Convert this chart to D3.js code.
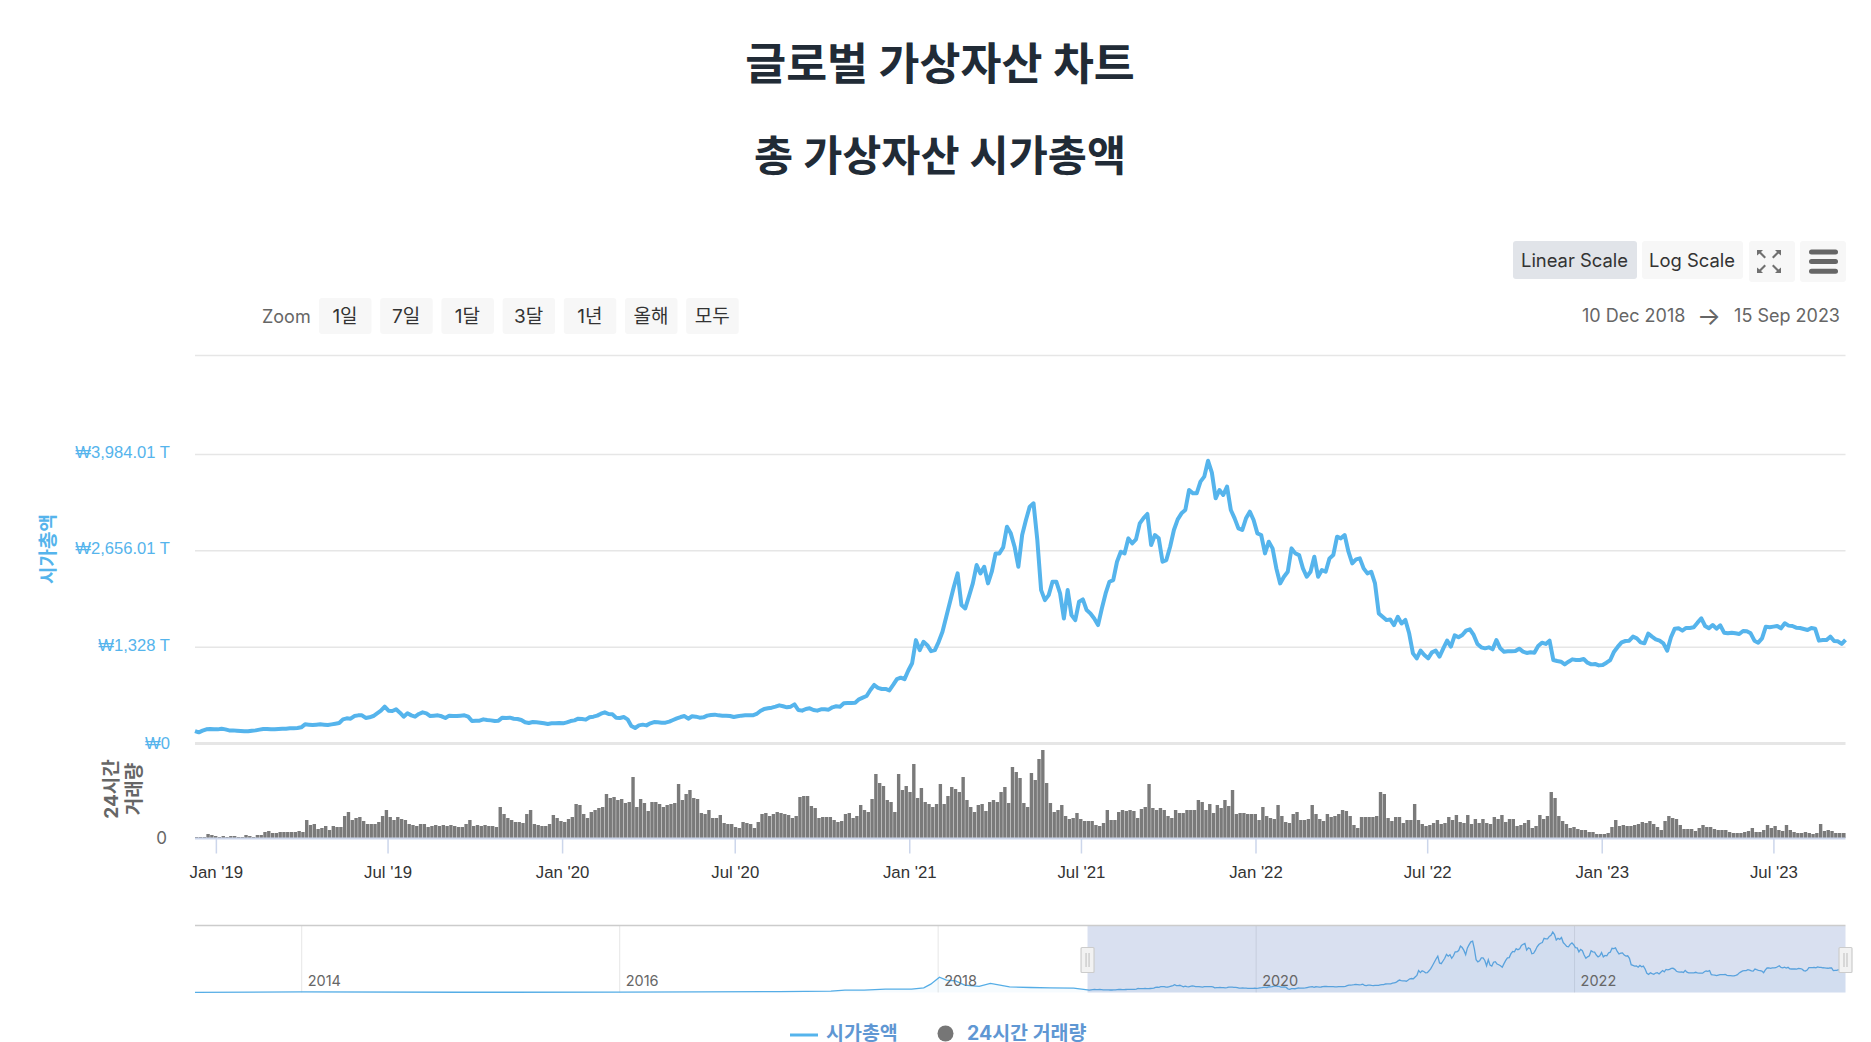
<!DOCTYPE html>
<html>
<head>
<meta charset="utf-8">
<title>글로벌 가상자산 차트</title>
<script src="https://cdn.jsdelivr.net/npm/d3@7"></script>
<style>
html, body { margin:0; padding:0; background:#fff; }
svg { display:block; font-family:Inter,"Noto Sans CJK KR",sans-serif; }
</style>
</head>
<body>
<script>
// 4 day samples starting 10 Dec 2018. market cap in trillion won
var sampleStart = new Date(2018, 11, 10), sampleEnd = new Date(2023, 8, 15), sampleDays = 4;

var capValues = [
165,147,170,188,193,188,188,197,188,174,
174,170,165,161,161,170,174,184,193,193,
188,188,193,197,197,202,202,207,216,257,
253,248,253,257,253,248,257,266,276,326,
340,335,372,381,381,345,354,372,409,446,
501,446,441,464,418,363,409,381,363,400,
423,409,372,377,381,368,345,377,372,372,
377,381,363,303,308,308,326,317,312,303,
308,349,345,349,335,331,317,285,276,289,
285,280,271,262,271,271,276,271,285,303,
312,335,331,322,354,363,377,404,423,400,
395,349,345,358,326,234,207,243,253,243,
271,289,285,280,280,294,317,340,358,372,
335,368,363,349,354,377,386,391,381,377,
377,372,358,368,377,381,381,381,400,441,
469,478,487,501,519,506,492,501,533,455,
446,469,478,455,446,464,464,460,492,506,
501,547,552,552,556,602,625,648,731,800,
760,745,745,725,800,880,900,880,1000,1100,
1418,1280,1395,1349,1266,1280,1395,1533,1740,1947,
2154,2338,1901,1855,2025,2200,2453,2338,2430,2200,
2361,2614,2614,2697,2982,2890,2706,2430,2867,3074,
3258,3304,2798,2108,1970,2039,2223,2223,2062,1717,
2108,1763,1694,1947,1979,1832,1786,1717,1625,1855,
2062,2223,2246,2499,2637,2614,2821,2752,2807,3028,
3100,3157,2729,2867,2821,2499,2522,2706,2936,3083,
3166,3212,3488,3442,3442,3603,3672,3890,3727,3373,
3488,3419,3534,3212,3097,2959,2936,3097,3189,3074,
2890,2867,2614,2775,2683,2407,2200,2292,2361,2683,
2614,2591,2407,2292,2361,2568,2292,2384,2361,2545,
2591,2844,2821,2867,2637,2476,2531,2545,2407,2338,
2361,2200,1786,1740,1694,1703,1625,1740,1648,1696,
1512,1236,1167,1273,1213,1167,1250,1273,1190,1305,
1411,1328,1484,1457,1489,1549,1567,1489,1365,1319,
1305,1319,1291,1420,1305,1259,1264,1264,1268,1300,
1259,1241,1250,1245,1337,1383,1365,1411,1144,1130,
1121,1084,1121,1153,1144,1144,1158,1107,1084,1089,
1070,1075,1107,1144,1259,1328,1388,1406,1411,1466,
1443,1388,1374,1507,1466,1429,1411,1374,1273,1457,
1576,1581,1549,1586,1586,1595,1659,1719,1613,1581,
1627,1576,1622,1521,1512,1521,1512,1503,1544,1540,
1512,1411,1383,1443,1604,1595,1604,1613,1581,1650,
1618,1613,1590,1586,1572,1558,1586,1576,1411,1420,
1420,1466,1406,1402,1365,1420];

// no scale on the volume panel in the picture, so these are relative heights
var volValues = [
1,1,1,4,3,2,1,2,1,2,
2,1,1,3,2,1,3,3,6,7,
5,5,6,6,6,6,6,7,6,18,
13,14,9,10,12,8,12,11,11,22,
26,18,20,21,17,14,14,14,16,22,
28,21,18,21,19,18,14,13,12,14,
14,11,12,13,12,13,12,13,12,11,
11,14,18,12,13,12,13,12,12,11,
31,24,20,18,16,16,15,24,28,14,
13,12,12,14,23,20,17,16,19,21,
34,33,24,20,26,28,30,31,44,40,
41,38,39,35,36,61,31,39,35,27,
36,36,34,31,33,34,35,54,38,44,
48,40,39,25,24,28,20,20,23,15,
14,14,11,10,16,15,14,10,16,24,
25,22,24,26,25,24,23,20,22,41,
42,42,32,30,20,21,21,21,18,16,
17,24,25,20,22,33,28,26,39,64,
55,52,38,36,26,64,48,52,46,74,
40,50,36,34,31,34,54,34,42,51,
49,46,61,38,31,26,33,34,27,36,
38,36,46,51,35,71,66,60,35,31,
65,58,79,88,55,35,26,28,33,22,
19,20,25,19,17,17,17,13,12,15,
28,18,18,26,28,27,28,27,20,29,
31,54,30,28,30,28,22,20,28,25,
25,28,28,28,38,36,28,34,25,33,
30,38,32,48,24,25,25,24,24,24,
18,31,22,20,19,33,22,16,15,24,
26,18,18,19,33,24,19,17,24,21,
22,24,28,27,22,13,10,21,21,21,
21,22,46,44,20,17,21,21,15,18,
18,34,18,14,12,13,15,18,14,15,
21,18,23,16,15,23,14,19,15,19,
15,14,21,19,23,16,19,19,12,13,
15,18,10,12,23,19,22,46,40,22,
17,14,10,11,9,8,8,6,6,4,
4,4,5,11,18,12,13,12,12,13,
14,16,15,17,14,11,8,17,22,20,
19,13,9,9,9,7,10,13,11,11,
9,8,8,8,6,5,5,5,6,7,
10,6,6,8,13,10,12,8,7,13,
8,6,5,5,6,5,4,5,14,7,
8,7,5,5,5,5];

// navigator goes further back than the main chart
var navEarlyDates = ["2013-05-01","2014-01-01","2015-01-01","2016-01-01","2016-07-01","2017-01-01","2017-04-30","2017-06-01","2017-07-15","2017-09-02","2017-11-01","2017-11-29","2017-12-15","2018-01-04","2018-01-20","2018-02-10","2018-03-03","2018-04-05","2018-05-01","2018-06-14","2018-08-01","2018-09-15","2018-11-08"];
var navEarlyValues = [6,40,15,20,40,60,85,150,150,214,214,300,535,980,790,750,470,400,580,360,320,300,280];

var capTicks = [0,1328,2656,3984,5350];
var capTickLabels = ["₩0","₩1,328 T","₩2,656.01 T","₩3,984.01 T",""];
var xTickDates = ["2019-01-01","2019-07-01","2020-01-01","2020-07-01","2021-01-01","2021-07-01","2022-01-01","2022-07-01","2023-01-01","2023-07-01"];
var xTickLabels = ["Jan '19","Jul '19","Jan '20","Jul '20","Jan '21","Jul '21","Jan '22","Jul '22","Jan '23","Jul '23"];
var navYears = [2014,2016,2018,2020,2022];
var zoomButtons = ["1일","7일","1달","3달","1년","올해","모두"];

var parseDay = d3.timeParse("%Y-%m-%d");
var W = 1871, H = 1042;
var plotL = 195, plotR = 1845.5;
var blue = "#55b4ec", grey = "#666666";

var svg = d3.select("body").append("svg").attr("width", W).attr("height", H);

function txt(x, y, s, size, fill, anchor, weight) {
	return svg.append("text").attr("x", x).attr("y", y).attr("dy", "0.36em")
		.attr("text-anchor", anchor || "start")
		.attr("font-size", size).attr("fill", fill)
		.attr("font-weight", weight || 400)
		.text(s);
}

// titles
txt(940, 64, "글로벌 가상자산 차트", 44.5, "#212b36", "middle", 700);
txt(940, 156, "총 가상자산 시가총액", 42.5, "#212b36", "middle", 700);

// top right buttons
function btn(x, y, w, h, fill) {
	return svg.append("rect").attr("x", x).attr("y", y).attr("width", w).attr("height", h)
		.attr("rx", 3).attr("fill", fill);
}
btn(1513, 241, 124, 38, "#e1e4e9");
btn(1642, 241, 101, 38, "#f7f7f7");
btn(1749, 241, 46, 41, "#f7f7f7");
btn(1800, 241, 46, 41, "#f7f7f7");
txt(1574.5, 260, "Linear Scale", 18.4, "#333", "middle");
txt(1692, 260, "Log Scale", 18.4, "#333", "middle");

// fullscreen icon
svg.append("path")
	.attr("d", "M1757 250h6l-2 2 5 5-1.5 1.5-5-5-2.500 2zM1781 250h-6l2 2-5 5 1.500 1.500 5-5 2.500 2zM1757 273h6l-2-2 5-5-1.500-1.500-5 5-2.500-2zM1781 273h-6l2-2-5-5 1.500-1.500 5 5 2.500-2z")
	.attr("fill", "#707070");
// menu icon
d3.range(3).forEach(function(i) {
	svg.append("rect").attr("x", 1809).attr("y", 249.5 + i * 9.6).attr("width", 29).attr("height", 5)
		.attr("rx", 2.5).attr("fill", grey);
});

// range selector
txt(262, 316.5, "Zoom", 18, grey);
zoomButtons.forEach(function(b, i) {
	btn(319 + i * 61.2, 298, 52.5, 36, "#f7f7f7");
	txt(345 + i * 61.2, 316, b, 19, "#333", "middle");
});
txt(1582, 316, "10 Dec 2018", 18, grey);
txt(1709, 316, "→", 25, grey, "middle");
txt(1840, 316, "15 Sep 2023", 18, grey, "end");

// scales
var x = d3.scaleTime().domain([sampleStart, sampleEnd]).range([plotL, plotR]);
var yCap = d3.scaleLinear().domain([0, 3984]).range([743, 454]);
var yVol = d3.scaleLinear().domain([0, 88]).range([838, 750]);

function sampleDate(i) { return d3.timeDay.offset(sampleStart, i * sampleDays); }
var capData = capValues.map(function(v, i) { return { date: sampleDate(i), value: v }; });
var volData = volValues.map(function(v, i) { return { date: sampleDate(i), value: v }; });

// price axis, gridlines come from the tick size
var capAxis = d3.axisLeft(yCap)
	.tickValues(capTicks)
	.tickSize(-(plotR - plotL))
	.tickPadding(25)
	.tickFormat(function(d, i) { return capTickLabels[i]; });
var gCap = svg.append("g").attr("transform", "translate(" + plotL + ",0)").call(capAxis);
gCap.select(".domain").remove();
gCap.selectAll(".tick line").attr("stroke", "#e6e6e6").attr("stroke-width", function(d) { return d === 0 ? 3 : 1.5; });
gCap.selectAll(".tick text").attr("fill", blue).attr("font-size", 16.6).attr("font-family", null)
	.attr("dy", function(d) { return d === 0 ? "0.32em" : "0.22em"; });

txt(0, 0, "시가총액", 19, blue, "middle", 700)
	.attr("transform", "translate(48,549) rotate(-90)");

// volume
var barW = (x(sampleDate(1)) - x(sampleDate(0))) - 0.4;
svg.append("g").selectAll("rect").data(volData).enter().append("rect")
	.attr("x", function(d) { return Math.min(x(d.date), plotR - barW); })
	.attr("y", function(d) { return yVol(d.value); })
	.attr("width", barW)
	.attr("height", function(d) { return 838 - yVol(d.value); })
	.attr("fill", "#7a7a7a");

txt(167, 838, "0", 17, grey, "end");
txt(0, 0, "24시간", 19, grey, "middle", 700).attr("transform", "translate(111,789) rotate(-90)");
txt(0, 0, "거래량", 19, grey, "middle", 700).attr("transform", "translate(134,789) rotate(-90)");

// cap line
var capLine = d3.line()
	.x(function(d) { return x(d.date); })
	.y(function(d) { return yCap(d.value); });
svg.append("path").datum(capData)
	.attr("fill", "none").attr("stroke", blue).attr("stroke-width", 4)
	.attr("stroke-linejoin", "round")
	.attr("d", capLine);

// date axis
var tickDates = xTickDates.map(parseDay);
var xAxis = d3.axisBottom(x)
	.tickValues(tickDates)
	.tickSize(15)
	.tickPadding(13)
	.tickFormat(function(d, i) { return xTickLabels[i]; });
var gX = svg.append("g").attr("transform", "translate(0,838.5)").call(xAxis);
gX.select(".domain").attr("stroke", "#ccd6eb").attr("stroke-width", 2).attr("d", "M" + plotL + ",0H" + plotR);
gX.selectAll(".tick line").attr("stroke", "#ccd6eb").attr("stroke-width", 1.5);
gX.selectAll(".tick text").attr("fill", "#333").attr("font-size", 16.8).attr("font-family", null);

// navigator
var navTop = 926, navBottom = 992.5;
var xNav = d3.scaleTime().domain([parseDay(navEarlyDates[0]), sampleEnd]).range([plotL, plotR]);
var yNav = d3.scaleLinear().domain([0, 3890]).range([navBottom, 932]);
var navData = navEarlyDates.map(function(d, i) { return { date: parseDay(d), value: navEarlyValues[i] }; }).concat(capData);

svg.selectAll(".navgrid").data(navYears).enter().append("line")
	.attr("class", "navgrid")
	.attr("x1", function(y) { return xNav(new Date(y, 0, 1)); })
	.attr("x2", function(y) { return xNav(new Date(y, 0, 1)); })
	.attr("y1", navTop).attr("y2", navBottom)
	.attr("stroke", "#e6e6e6");

var navArea = d3.area()
	.x(function(d) { return xNav(d.date); })
	.y0(navBottom)
	.y1(function(d) { return yNav(d.value); });
svg.append("path").datum(navData).attr("d", navArea).attr("fill", blue).attr("fill-opacity", 0.05);
svg.append("path").datum(navData)
	.attr("d", d3.line().x(function(d) { return xNav(d.date); }).y(function(d) { return yNav(d.value); }))
	.attr("fill", "none").attr("stroke", "#55ade6").attr("stroke-width", 1.3);

// selected window
svg.append("rect")
	.attr("x", xNav(sampleStart)).attr("y", navTop)
	.attr("width", xNav(sampleEnd) - xNav(sampleStart)).attr("height", navBottom - navTop)
	.attr("fill", "#6685c2").attr("fill-opacity", 0.25);

navYears.forEach(function(y) {
	txt(xNav(new Date(y, 0, 1)) + 6, 981, y, 14.5, grey);
});

svg.append("line").attr("x1", plotL).attr("x2", plotR).attr("y1", 925.5).attr("y2", 925.5)
	.attr("stroke", "#cccccc").attr("stroke-width", 1.5);

[xNav(sampleStart), xNav(sampleEnd)].forEach(function(hx) {
	svg.append("rect").attr("x", hx - 6.5).attr("y", 947.5).attr("width", 13).attr("height", 25)
		.attr("rx", 1).attr("fill", "#f2f2f2").attr("stroke", "#cccccc").attr("stroke-width", 1.2);
	[-1.5, 1.5].forEach(function(o) {
		svg.append("line").attr("x1", hx + o).attr("x2", hx + o).attr("y1", 953).attr("y2", 967)
			.attr("stroke", "#bdbdbd");
	});
});

// legend
svg.append("line").attr("x1", 790).attr("x2", 818).attr("y1", 1035).attr("y2", 1035)
	.attr("stroke", blue).attr("stroke-width", 3);
txt(826, 1033, "시가총액", 19.5, "#5f97d3", "start", 700);
svg.append("circle").attr("cx", 945.5).attr("cy", 1033.5).attr("r", 8).attr("fill", "#767676");
txt(967, 1033, "24시간 거래량", 19.5, "#5f97d3", "start", 700);
</script>
</body>
</html>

WHAT IS REQUIRED:
Begin at the first line of the data above and repeat each line exactly, stopping after the line containing "var sampleStart = new". Omit the pictures.

SOLUTION FOR THIS PROBLEM:
Convert this chart to D3.js code.
<!DOCTYPE html>
<html>
<head>
<meta charset="utf-8">
<title>글로벌 가상자산 차트</title>
<script src="https://cdn.jsdelivr.net/npm/d3@7"></script>
<style>
html, body { margin:0; padding:0; background:#fff; }
svg { display:block; font-family:Inter,"Noto Sans CJK KR",sans-serif; }
</style>
</head>
<body>
<script>
// 4 day samples starting 10 Dec 2018. market cap in trillion won
var sampleStart = new Date(2018, 11, 10), sampleEnd = new Date(2023, 8, 15), sampleDays = 4;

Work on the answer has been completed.